AURORA: That’s how I think I’m meant to sound. I didn’t really think about the sound of my songs before I started recording things in the studio. Then, [once I was in the studio,] I wanted to find all these new sounds and make songs sound just as [they did] in my head. Now I think in different ways, because I know the possibilities you have in the studio. So after being in the studio, I realized this is how I want to be. It just feels right.

TINKHAM: Where were you when you found out that Katy Perry had tweeted about you?

AURORA: I was in my bed. [laughs] I just woke up, and it was so strange to wake up to that. My phone was buzzing a lot. It got many notifications and messages, and then I realized that Katy Perry had been writing about a Norwegian artist. I realized later that it was me, that I was the Norwegian artist. It was weird to know that she knows who I am. But it was really nice of her to do it.

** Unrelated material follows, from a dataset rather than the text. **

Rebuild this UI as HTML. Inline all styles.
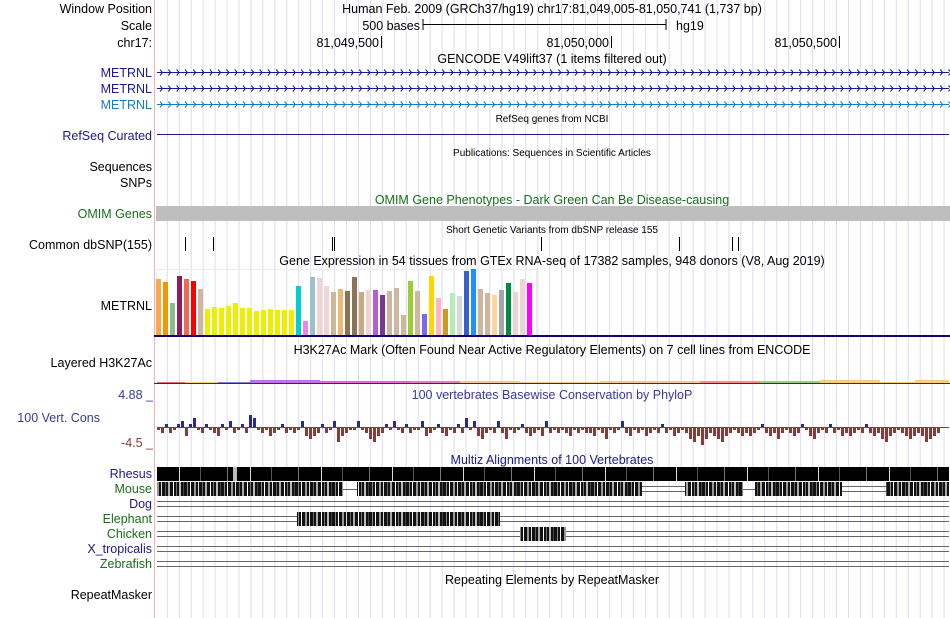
<!DOCTYPE html>
<html><head><meta charset="utf-8"><style>
body{margin:0;background:#fff;}
#wrap{position:relative;width:950px;height:618px;overflow:hidden;font-family:"Liberation Sans",sans-serif;}
svg{position:absolute;left:0;top:0;}
text{font-family:"Liberation Sans",sans-serif;}
</style></head><body>
<div id="wrap">
<svg id="s" width="950" height="618"></svg>
</div>
<script>
// GTEx expression (bar heights in px-units)
const gtexValues=[56,53,32,59,56,54,46,26,28,27,29,32,27,27,24,25,26,25,25,25,49,14,58,57,49,43,46,44,58,43,45,45,40,44,47,20,54,44,21,59,37,26,42,39,64,66,46,42,40,45,52,43,56,52];
const gtexColors=["#FFA54F","#EE9A00","#8FBC8F","#8B1C62","#EE6A50","#FF0000","#CDB79E","#EEEE00","#EEEE00","#EEEE00","#EEEE00","#EEEE00","#EEEE00","#EEEE00","#EEEE00","#EEEE00","#EEEE00","#EEEE00","#EEEE00","#EEEE00","#00CED1","#EE82EE","#9AC0CD","#EED5D2","#EED5D2","#CDB79E","#EEB873","#8B7355","#8B7355","#CDAA7D","#EED5D2","#B460D0","#7A378B","#CDB79E","#CDB79E","#CDB79E","#9ACD32","#CDB79E","#7B68EE","#FFD700","#FFB6C1","#CD9B1D","#B4EEB4","#D9D9D9","#3A5FCD","#1E90FF","#CDB79E","#CDB79E","#FFD39B","#A6A6A6","#008B45","#EED5D2","#EED5D2","#FF00FF"];
// PhyloP conservation, one value per 4px bin
const phyloValues=[-1,-2,1,-2,-1,1,2,-3,1,3,-1,-2,1,-1,-2,-3,1,-1,2,-2,-1,1,-2,4,3,-1,-2,-1,-3,-2,-1,1,-2,-1,-2,-1,2,-3,-4,-3,-2,1,-2,-1,2,-5,-3,-2,-1,-1,2,-1,-2,-4,-5,-3,-2,1,-1,2,-1,-2,1,-2,-1,-1,2,-3,-2,-1,1,-2,-3,-1,-2,1,-2,3,-1,2,-3,-4,-2,-1,-2,2,-2,-4,-1,-2,-1,1,-2,-3,-2,-1,-3,2,-2,-1,-2,-1,-2,-3,-1,-2,-1,-2,-2,-3,-1,-2,-4,-1,-2,-1,2,-2,-3,-1,-2,-1,-3,-2,-1,-2,1,-2,-1,-3,-2,-1,-2,-4,-5,-3,-6,-4,-2,-3,-4,-5,-3,-2,-1,-2,-3,-2,-3,-2,-1,1,-2,-3,-2,-4,-2,-1,-2,-3,-2,1,-1,-3,-4,-2,-1,-2,1,-2,-1,-3,-2,-3,-2,-1,-2,1,-2,-3,-2,-4,-5,-3,-2,-1,-2,-3,-4,-3,-2,-3,-5,-4,-3,-2];
// dbSNP variant positions (px)
const snpX=[185,213,332,334,541,679,732,738];
// H3K27Ac layered segments
const h3Start=[157,185,218,250,320,410,460,520,600,700,760,820,880,915];
const h3End=[185,218,250,320,410,460,520,600,700,760,820,880,915,949];
const h3Height=[1,1,1,3,2,2,2,1,2,2,2,3,1,3];
const h3Color=["#e04060","#f5c060","#6060c0","#b050e0","#e040c0","#e060a0","#f0c070","#f0c070","#f0c070","#ff7060","#80c060","#f5c060","#f5c060","#f5c060"];

const NS="http://www.w3.org/2000/svg";
const svg=document.getElementById('s');
function mk(tag,attrs,parent){const e=document.createElementNS(NS,tag);for(const k in attrs)e.setAttribute(k,attrs[k]);(parent||svg).appendChild(e);return e;}
function txt(x,y,str,opt){opt=opt||{};const e=mk('text',{x:x,y:y,'font-size':opt.size||12.5,fill:opt.fill||'#000','text-anchor':opt.anchor||'start'});e.textContent=str;


return e;}

// grid
const grid=mk('g',{});


for(let x=167.3;x<950;x+=11.95){mk('line',{x1:x,x2:x,y1:0,y2:618,stroke:'#dcdcf4','stroke-width':1},grid);}
const lb=mk('line',{x1:154.5,x2:154.5,y1:0,y2:618,stroke:'#f4b4b4','stroke-width':1});



// header labels
txt(152,13,'Window Position',{anchor:'end',name:'window-position-label'});
txt(152,30,'Scale',{anchor:'end',name:'scale-label'});
txt(152,47,'chr17:',{anchor:'end',name:'chr-label'});
txt(552,13,'Human Feb. 2009 (GRCh37/hg19)   chr17:81,049,005-81,050,741 (1,737 bp)',{anchor:'middle',name:'position-title'});
txt(420,30,'500 bases',{anchor:'end',name:'scale-text'});
mk('path',{d:'M423 19V30M423 24.5H666M666 19V30',stroke:'#000',fill:'none'});
txt(676,30,'hg19',{name:'assembly-label'});
[[381,'81,049,500'],[611,'81,050,000'],[839,'81,050,500']].forEach(t=>{txt(t[0]-2,47,t[1],{anchor:'end',name:'coordinate-tick-label'});mk('line',{x1:t[0]+.5,x2:t[0]+.5,y1:36,y2:48,stroke:'#000'});});
txt(552,63,'GENCODE V49lift37 (1 items filtered out)',{anchor:'middle',name:'gencode-title'});

// METRNL rows
[[72,'#1a1a8c'],[88,'#1a1a8c'],[104,'#1a7bbf']].forEach((r,i)=>{
 txt(152,r[0]+5,'METRNL',{anchor:'end',fill:r[1],name:'metrnl-label',inter:true});
 const g=mk('g',{stroke:r[1],fill:'none','stroke-width':1});
 
 
 mk('line',{x1:157,x2:949,y1:r[0]+.5,y2:r[0]+.5},g);
 let d='';for(let x=160;x<949;x+=8.3){d+=`M${x} ${r[0]-2.5}L${x+2.5} ${r[0]+.5}L${x} ${r[0]+3.5}`;}
 mk('path',{d:d},g);
});
txt(552,122,'RefSeq genes from NCBI',{anchor:'middle',size:10,name:'refseq-title'});
txt(152,140,'RefSeq Curated',{anchor:'end',fill:'#1a1a8c',name:'refseq-label',inter:true});
mk('line',{x1:157,x2:949,y1:134.5,y2:134.5,stroke:'#1a1a8c'});
txt(552,156,'Publications: Sequences in Scientific Articles',{anchor:'middle',size:10,name:'publications-title'});
txt(152,171,'Sequences',{anchor:'end',name:'sequences-label'});
txt(152,187,'SNPs',{anchor:'end',name:'snps-label'});
txt(552,204,'OMIM Gene Phenotypes - Dark Green Can Be Disease-causing',{anchor:'middle',fill:'#1a6e1a',name:'omim-title'});
txt(152,218,'OMIM Genes',{anchor:'end',fill:'#1a6e1a',name:'omim-label',inter:true});
const om=mk('rect',{x:156,y:206,width:794,height:15,fill:'#bebebe'});


txt(552,233,'Short Genetic Variants from dbSNP release 155',{anchor:'middle',size:10,name:'dbsnp-title'});
txt(152,249,'Common dbSNP(155)',{anchor:'end',name:'dbsnp-label',inter:true});
snpX.forEach(x=>{const l=mk('line',{x1:x+.5,x2:x+.5,y1:237,y2:251,stroke:'#000'});
 
 });

// GTEx
txt(552,265,'Gene Expression in 54 tissues from GTEx RNA-seq of 17382 samples, 948 donors (V8, Aug 2019)',{anchor:'middle',name:'gtex-title'});
txt(152,310,'METRNL',{anchor:'end',name:'gtex-gene-label'});
mk('rect',{x:156.5,y:269.5,width:380,height:66,fill:'none',stroke:'#ececec'});
const gBase=335;
function gx(i){return 156+i*7;}
function gh(v){return v;}
gtexValues.forEach((v,i)=>{const r=mk('rect',{x:gx(i),y:gBase-gh(v),width:5,height:gh(v),fill:gtexColors[i]});
 
 });
mk('line',{x1:154,x2:950,y1:336,y2:336,stroke:'#0a0a6e','stroke-width':2});

// H3K27Ac
txt(552,354,'H3K27Ac Mark (Often Found Near Active Regulatory Elements) on 7 cell lines from ENCODE',{anchor:'middle',name:'h3k27ac-title'});
txt(152,367,'Layered H3K27Ac',{anchor:'end',name:'h3k27ac-label',inter:true});
h3Start.forEach((s,i)=>{const r=mk('rect',{x:s,y:383-h3Height[i],width:h3End[i]-s,height:h3Height[i],fill:h3Color[i],opacity:.8});
 
 });
mk('line',{x1:154,x2:950,y1:383.5,y2:383.5,stroke:'#2a2a6e','stroke-width':1});

// PhyloP
txt(552,399,'100 vertebrates Basewise Conservation by PhyloP',{anchor:'middle',fill:'#3a3a9a',name:'phylop-title'});
txt(153,399,'4.88 _',{anchor:'end',fill:'#3a3a9a',name:'phylop-max-label'});
txt(100,422,'100 Vert. Cons',{anchor:'end',fill:'#3a3a9a',name:'phylop-label',inter:true});
txt(153,447,'-4.5 _',{anchor:'end',fill:'#8b3a3a',name:'phylop-min-label'});
const pBase=427;
function py(v){return pBase-v*3;}
mk('line',{x1:157,x2:949,y1:pBase+.5,y2:pBase+.5,stroke:'#8b3a3a','stroke-width':1});
phyloValues.forEach((v,i)=>{const x=157+i*4;const y=py(v);
 const r=mk('rect',{x:x,y:Math.min(y,pBase),width:3,height:Math.max(1,Math.abs(y-pBase)),fill:v>0?'#2a2a8a':'#8b3a3a'});
 
 });

// Multiz
txt(552,464,'Multiz Alignments of 100 Vertebrates',{anchor:'middle',fill:'#1a1a8c',name:'multiz-title'});
const sp=[['Rhesus','#1a1a8c',474],['Mouse','#1a6e1a',489],['Dog','#1a1a8c',504],['Elephant','#1a6e1a',519],['Chicken','#1a6e1a',534],['X_tropicalis','#1a1a8c',549],['Zebrafish','#1a6e1a',564]];
sp.forEach(s=>txt(152,s[2]+4,s[0],{anchor:'end',fill:s[1],name:'species-label',inter:true}));
const defs=mk('defs',{});
const pat=mk('pattern',{id:'stripe',width:37,height:10,patternUnits:'userSpaceOnUse'},defs);
mk('rect',{width:37,height:10,fill:'#111'},pat);
[[2,1,'#888'],[5,1,'#fff'],[9,2,'#999'],[13,1,'#ddd'],[17,1,'#666'],[20,2,'#aaa'],[25,1,'#fff'],[28,1,'#777'],[31,2,'#bbb'],[35,1,'#444']].forEach(p=>mk('rect',{x:p[0],y:0,width:p[1],height:10,fill:p[2]},pat));
const pat2=mk('pattern',{id:'stripe2',width:71,height:10,patternUnits:'userSpaceOnUse'},defs);
mk('rect',{width:71,height:10,fill:'#000'},pat2);
[[14,1,'#777'],[37,1,'#ddd'],[58,1,'#555']].forEach(p=>mk('rect',{x:p[0],y:0,width:p[1],height:10,fill:p[2]},pat2));
function blk(x1,x2,y,h,f,name){const r=mk('rect',{x:x1,y:y,width:x2-x1,height:h,fill:f});
 
 }
function dline(x1,x2,y){mk('path',{d:`M${x1} ${y+.5}H${x2}M${x1} ${y+5.5}H${x2}`,stroke:'#666',fill:'none'});}
// Rhesus
blk(157,233,467,14,'url(#stripe2)','rhesus-alignment');blk(233,237,467,14,'#bbb','rhesus-gap');blk(237,949,467,14,'url(#stripe2)','rhesus-alignment');
// Mouse
blk(157,343,482,14,'url(#stripe)','mouse-alignment');mk('line',{x1:343,x2:357,y1:489.5,y2:489.5,stroke:'#666'});
blk(357,642,482,14,'url(#stripe)','mouse-alignment');dline(642,685,486);
blk(685,743,482,14,'url(#stripe)','mouse-alignment');mk('line',{x1:743,x2:755,y1:489.5,y2:489.5,stroke:'#666'});
blk(755,842,482,14,'url(#stripe)','mouse-alignment');dline(842,886,486);
blk(886,949,482,14,'url(#stripe)','mouse-alignment');
// others
dline(157,949,501);
dline(157,297,516);blk(297,500,512,14,'url(#stripe)','elephant-alignment');dline(500,949,516);
dline(157,520,531);blk(520,566,527,14,'url(#stripe)','chicken-alignment');dline(566,949,531);
dline(157,949,546);dline(157,949,561);

txt(552,584,'Repeating Elements by RepeatMasker',{anchor:'middle',name:'repeatmasker-title'});
txt(152,599,'RepeatMasker',{anchor:'end',name:'repeatmasker-label',inter:true});
</script>
</body></html>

TINKHAM: After a Stockholm show, you apologized on Facebook for the silence in between your songs. How is your stage banter these days?

AURORA: I’m getting used to the singing part but not the talking part. It’s very awkward to stand there being yourself and having to talk and entertain people in that way. I’m quite bad at it. I become quite awkward and silly. It’s stressful, but I’m working on it.

TINKHAM: Would you prefer not to say anything?

AURORA: Yeah, I would prefer that. Still, I don’t like not saying anything. I don’t like having a wall between me and the audience. I want to break down that wall and communicate with the people in the room, ’cause we’re there together and we’re having a nice moment. So I try to talk to a few individual people. It makes it more personal.

TINKHAM: What are your hopes for your debut LP?

AURORA: I think that, whatever happens, I’m just happy I’ve written those songs and I’ve made an album. That’s really big for me, and I’m proud of that. But I hope that it can be of help, that people will find some therapy and joy in it.